Friday, September 17, 2004

 

I Make a New Friend

Things have not improved much. It's still dark as the inside of a mole. Not a flashlight in the place. And anyway our resident ontologist, Tom Aquinas, tells us that they wouldn't work even if they did exist. I don't pretend to understand his proofs, but they sound reasonably scholastic, in a medieval, quasi-Aristotelian sort of way.

I'm feeling my way over to the chaise-lounge where I left my laptop, not that it's going to work any more, but, you know, when a very big person who can apparently see in the dark bowls me over.

He is instantly solicitous. "Gosh, I'm sorry," he says. "I was looking right past you, didn't see you there. Let me help you up."

And he does. And to my surprise, I can sort of see him. He gives off a reddish glow.

"Are you okay?" he says, brushing at my clothes. "Didn't break anything?"

"No, no, I'm fine," I say. "But you look awful familiar. Do I know you? The red horns, the goatee, the red tail--I could swear we've met before. Have you ever been to Oxford, Mississippi? Faulkner's town?"

"Many a time," he says. "I love the South. Republican territory."

"Oh," I say politely, "you're a Republican?" Thinking: just what I need in my life, another Republican.

"Well," he says modestly, "I sort of helped organize them."

"Yeah?" I say.

"Sure. Back when the Dixiecrats started jumping ship, going Republican. I was sort of the brains behind all that."

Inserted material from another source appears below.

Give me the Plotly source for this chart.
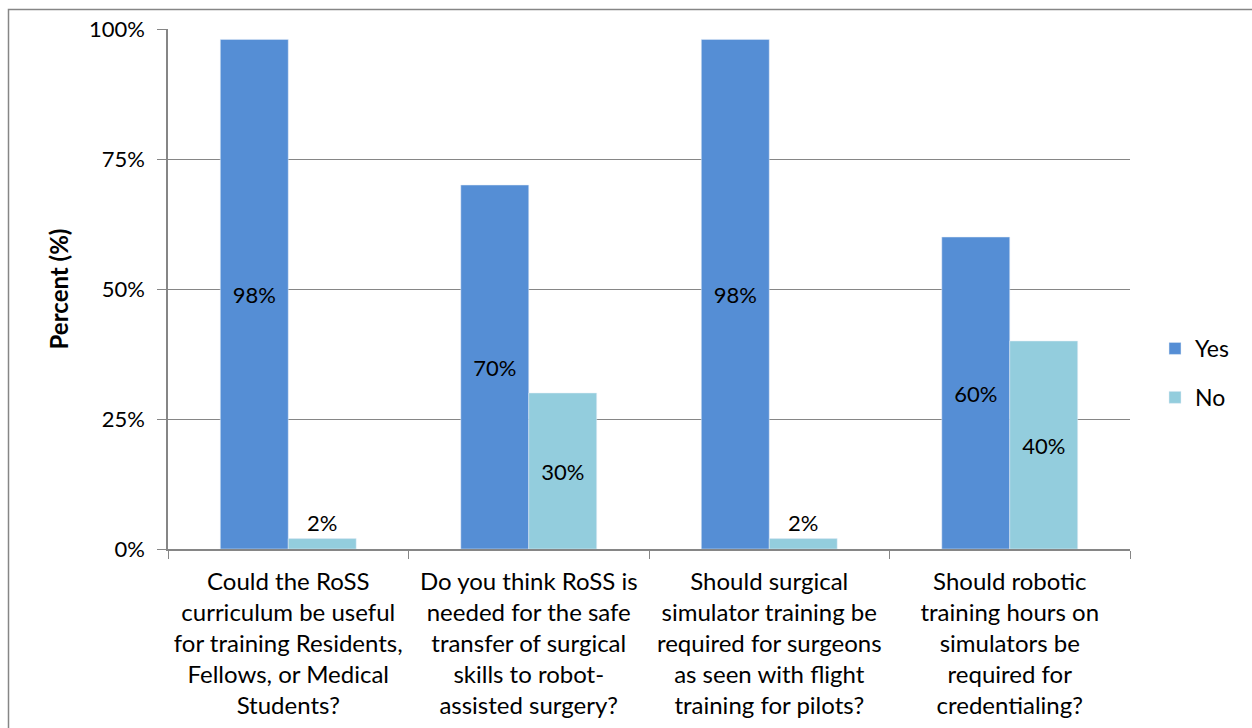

"Wow," I say. "History in the making."

"You got that--" he starts, but is interrupted by Yahweh.

"What the hell," the Lord of Hosts thunders, "are you doing in my back yard?"

"Hey, Big Guy," my new friend says easily. "Long time no see."

"Didn't I expressly tell you never to--darken my door again?"

"I know, I know," the red guy says. "But I thought, given the general darkness around here, maybe it was time to come up and bury the hatchet. Let bygones be bygones. Hug and make up. Get back to the good old days when me and you used to throw dice on whether Job would crack under pressure. All that."

"Never!" Yahweh shouts. "Get out!"

"Hey, fine," my Republican friend says. "I'm going. Just thought you might like some help rigging up emergency lighting. I've got a little experience in that line, you know ..."

"Out!"

The red guy laughs a little, claps me on the shoulder, says "Nice talking to you," and leaves, humming an old Blue Oyster Cult song from the eighties.

Yahweh turns to me. I can't see him, but the turn is unmistakable. You can practically hear the black heavenly air going oh shit. "What did he say to you?"

"Nothing," I say. "We were just making polite chitchat about the Republican Party in the South. This was--after he ran me over."

"Are you sure?" he says, leaning in close. I can smell his breath, he's that close. "Because, you know, I can go inside right now and check the records. And if you're lying--no, shitbuzz, I can't check the records, we got no power. Damn it! Well, you'd just better not be lying, is all!"

I swear up and down that I'm telling the truth, and he finally believes me, sort of, and stalks off.

Man, I think, this is major. And then I can't think of anything else to do, so I feel my way down onto the chaise-lounge, lift my laptop into my lap, open it up, and put my fingers in the home position. Then I stare off into the darkness, and imagine myself blogging.